Takshak · March 29, 2024, 4:31pm

What are the numbers in terms of memory limitation in each cloud tier? In self host also what are the recommended memory / cpu for processing upto 200k json records? I have tried it on 1 gb ram and 1 cpu server just for this simple workflow, no other load, it hanged entire server, seems inefficient. Before running this workflow cpu and memory utilization were under 20%. If processing 21 mb file consumes whole 750 mb if memory, i have serious doubts on the performance and efficiency of N8N.

Is there any way to restrict such workflows from utilising all the available memory or cpu in self host?

Ludwig · March 30, 2024, 3:17am

One thing I wanted to highlight was I said your fastest (not only) solution was to upgrade or self-host. I was able to run your workflow with just a minor tweak on a Pro tier cloud plan. That being said, there are alternative paths you could go down for preprocessing your file in such a way that you wouldn’t ever encounter a memory warning even on our lower tier paid plans, if that’s your desired approach.

You can find a number of these mentioned by community members here if you search for CSV-related issues. Example:

Regarding your memory-related questions, I encourage you to reach through these articles.

I hope this helps!

Takshak · March 30, 2024, 7:59am

Thank you Ludwig for your prompt response!

Can you please share what exact minor tweak you did to make my workflow work even in Pro plan? Meanwhile I will go through the the shared links, thank you!

Regards,
Vishnu

Ludwig · April 3, 2024, 4:03am

Hi @Takshak, the only change was to remove the final connection from the HTTP Request to the Extract from File node and disable the HTTP request node.

Takshak · April 3, 2024, 8:52am

I dont get it, Why would I disconnect and disable the HTTP Node if my goal is to make that work and extract the data from it successfully?

Ludwig · April 3, 2024, 6:06pm

I meant like this:

You can see that the return connection where you previously had your HTTP Response node connect back to your Extract from File node was removed.
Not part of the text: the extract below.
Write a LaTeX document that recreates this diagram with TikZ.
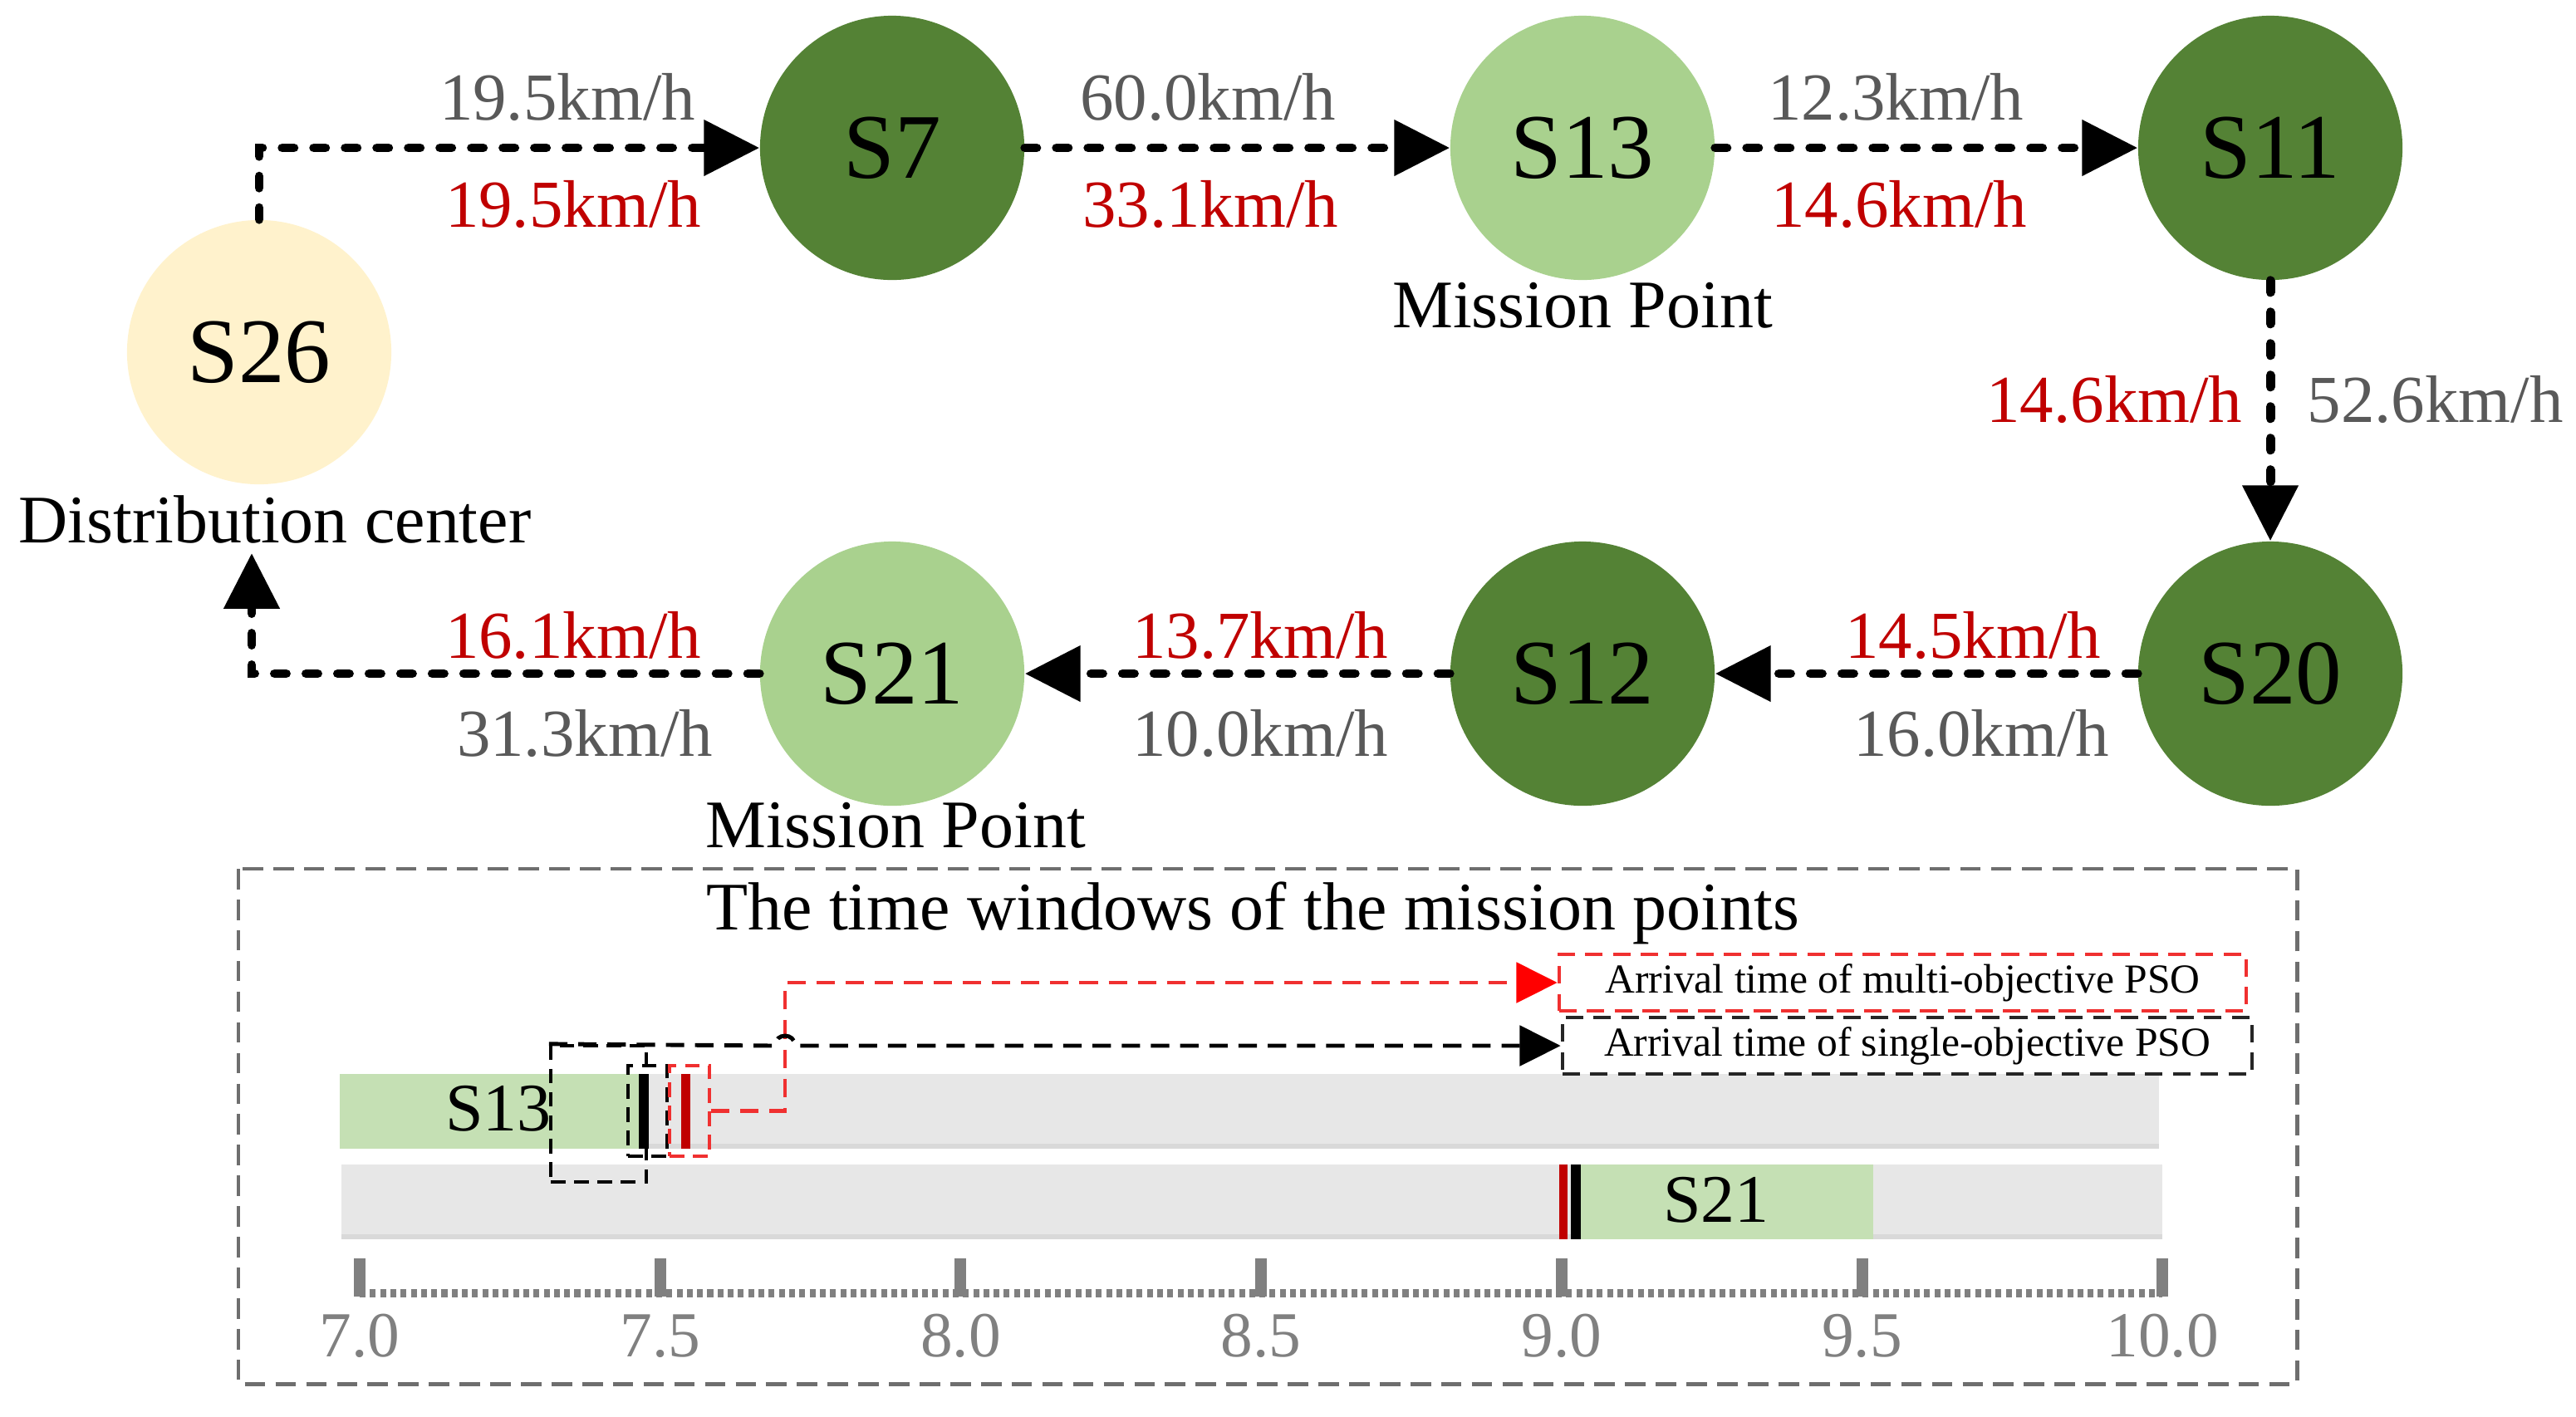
\documentclass[tikz,border=0pt]{standalone}
\usepackage{fontspec}
\setmainfont{Liberation Serif}
\usetikzlibrary{arrows.meta}
\definecolor{dkgreen}{HTML}{548235}
\definecolor{ltgreen}{HTML}{A9D18E}
\definecolor{cream}{HTML}{FFF2CC}
\definecolor{bargreen}{HTML}{C5E0B4}
\definecolor{bargray}{HTML}{E7E7E7}
\definecolor{baredge}{HTML}{D9D9D9}
\definecolor{spgray}{HTML}{595959}
\definecolor{spred}{HTML}{C00000}
\definecolor{boxgray}{HTML}{6E6E6E}
\definecolor{legred}{HTML}{F03030}
\definecolor{axgray}{HTML}{808080}
\begin{document}
\begin{tikzpicture}[x=0.01cm,y=-0.01cm,
  station/.style={circle,minimum size=3.18cm,inner sep=0pt,font=\fontsize{31.6pt}{36pt}\selectfont},
  flow/.style={line width=3.1pt,dash pattern=on 4pt off 6.8pt,line cap=round,-{Triangle[length=19pt,width=18.5pt]}},
  spd/.style={font=\fontsize{23pt}{27pt}\selectfont,inner sep=0pt,anchor=base},
  lbl/.style={font=\fontsize{23.3pt}{27pt}\selectfont,inner sep=0pt,anchor=base},
  legtext/.style={font=\fontsize{14.1pt}{17pt}\selectfont,inner sep=0pt},
  markbox/.style={line width=1.2pt,dash pattern=on 5pt off 3pt,minimum height=1.09cm,inner sep=0pt},
  legarrow/.style={line width=1.4pt,dash pattern=on 6.3pt off 3.7pt,-{Triangle[length=14pt,width=13.7pt]}},
  tick/.style={axgray,font=\fontsize{22pt}{26pt}\selectfont,inner sep=0pt,anchor=base}
]
\useasboundingbox (0,0) rectangle (3101,1705);

% stations
\node[station,fill=cream] (s26) at (312,424) {S26};
\node[station,fill=dkgreen] (s7) at (1074,178) {S7};
\node[station,fill=ltgreen] (s13) at (1905,178) {S13};
\node[station,fill=dkgreen] (s11) at (2733,178) {S11};
\node[station,fill=dkgreen] (s20) at (2733,811) {S20};
\node[station,fill=dkgreen] (s12) at (1905,811) {S12};
\node[station,fill=ltgreen] (s21) at (1074,811) {S21};

\node[lbl] (mp1) at (1905,394) {Mission Point};
\node[lbl] (mp2) at (1078,1020) {Mission Point};
\node[lbl] (dc) at (331,653) {Distribution center};
\coordinate (back) at (303,666);

% route
\draw[flow] (s26.north) |- (s7.west);
\draw[flow] (s7.east) -- (s13.west);
\draw[flow] (s13.east) -- (s11.west);
\draw[flow] (s11.south) -- (s20.north);
\draw[flow] (s20.west) -- (s12.east);
\draw[flow] (s12.west) -- (s21.east);
\draw[flow] (s21.west) -| (back);

% speeds
\node[spd,spgray] (g1) at (683,144) {19.5km/h};
\node[spd,spred]  (r1) at (690,273) {19.5km/h};
\node[spd,spgray] (g2) at (1454,144) {60.0km/h};
\node[spd,spred]  (r2) at (1457,273) {33.1km/h};
\node[spd,spgray] (g3) at (2282,144) {12.3km/h};
\node[spd,spred]  (r3) at (2286,273) {14.6km/h};
\node[spd,spred,anchor=base east] (r4) at (2700,508) {14.6km/h};
\node[spd,spgray,anchor=base west] (g4) at (2777,508) {52.6km/h};
\node[spd,spred]  (r5) at (2375,792) {14.5km/h};
\node[spd,spgray] (g5) at (2385,910) {16.0km/h};
\node[spd,spred]  (r6) at (1517,792) {13.7km/h};
\node[spd,spgray] (g6) at (1517,910) {10.0km/h};
\node[spd,spred]  (r7) at (690,792) {16.1km/h};
\node[spd,spgray] (g7) at (704,910) {31.3km/h};

% time window panel
\draw[boxgray,line width=1.4pt,dash pattern=on 7pt off 3.5pt] (287,1046) rectangle (2765,1666);
\node[lbl] (title) at (1508,1119) {The time windows of the mission points};

% bars
\fill[bargray] (409,1293) rectangle (2599,1383);
\fill[baredge] (409,1377) rectangle (2599,1383);
\fill[bargreen] (409,1293) rectangle (769,1383);
\fill[black] (769,1293) rectangle (781,1383);
\fill[spred] (820,1293) rectangle (831,1383);
\fill[bargray] (411,1402) rectangle (2603,1492);
\fill[baredge] (411,1486) rectangle (2603,1492);
\fill[bargreen] (1903,1402) rectangle (2255,1492);
\fill[spred] (1877,1402) rectangle (1887,1492);
\fill[black] (1891,1402) rectangle (1903,1492);
\node[lbl,anchor=center] (l13) at (600,1335) {S13};
\node[lbl,anchor=center] (l21) at (2066,1445) {S21};

% marker boxes
\node[markbox,draw=black,minimum width=0.47cm] (bbox) at (779.5,1337.5) {};
\node[markbox,draw=legred,minimum width=0.48cm] (rbox) at (830,1337.5) {};
\node[markbox,draw=black,minimum width=1.15cm,minimum height=1.64cm] (bigbox) at (720.5,1341) {};

% legends
\node[legtext,draw=legred,line width=1.2pt,dash pattern=on 6pt off 3.5pt,minimum width=8.27cm,minimum height=0.68cm] (redleg) at (2290.5,1183) {Arrival time of multi-objective PSO};
\node[legtext,draw=black!85,line width=1.2pt,dash pattern=on 6pt off 3.5pt,minimum width=8.30cm,minimum height=0.68cm] (blkleg) at (2296,1259) {Arrival time of single-objective PSO};

\draw[legarrow,legred,-{Triangle[length=14pt,width=13.7pt,color=red]}] (rbox.east) -- (945,1337.5) |- (redleg.west);
\draw[legarrow,black] (bigbox.north west) -- (933,1259) .. controls (933,1243) and (957,1243) .. (957,1259) -- (blkleg.west);

% axis
\coordinate (ax0) at (433,1557);
\coordinate (ax1) at (2603,1557);
\draw[axgray,line width=2.6pt,dash pattern=on 2pt off 1.5pt] (ax0) -- (ax1);
\foreach \t [count=\i from 0] in {7.0,7.5,8.0,8.5,9.0,9.5,10.0} {
  \fill[axgray] ({433+361.7*\i-7},1515) rectangle ({433+361.7*\i+7},1561);
  \node[tick] (t\i) at ({433+361.7*\i},1633) {\t};
}
\end{tikzpicture}
\end{document}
Takshak · April 3, 2024, 6:39pm

Thanks, but that was anyways not required and i was unable to reach there in the loop on first place. It was failling everytime on the extract node. Umable to extract 150k or more JSON records. Loop was to process it in batches of 1k or 10k.

How did it worked on yours while not on mine? I am on Pro plan i believe? Did you mean higher pro plans?

lightcom · April 4, 2024, 8:43am

Try to find API calls

https://api.dhan.co/#/

Takshak · April 4, 2024, 6:33pm

Checked already, there is none.

Jon · April 5, 2024, 3:19pm

Hey @Takshak,

I have taken a look and at the moment we can’t loop CSV files like that so it would be a case of making smaller files with chunks of data which should work if that fails I would look again at the API to see if there is a better way to handle it until we can support looping csv files.

lightcom · April 8, 2024, 11:29am

I’ve looked at part of the document and see that you may not need to log this information very often, and if it was a third party viewer for MongoDB with a one time manual csv upload it would make it easier.
Directus, Supabase, phpMyAdmin have such functionality. So you can do it manually.
Make two bases the first active, the second for synchronisation. And compare them with each other, adding or discarding unnecessary records.
Or find a service that receives exactly the same parameters you need and filtering by API

system · July 7, 2024, 11:30am

This topic was automatically closed 90 days after the last reply. New replies are no longer allowed.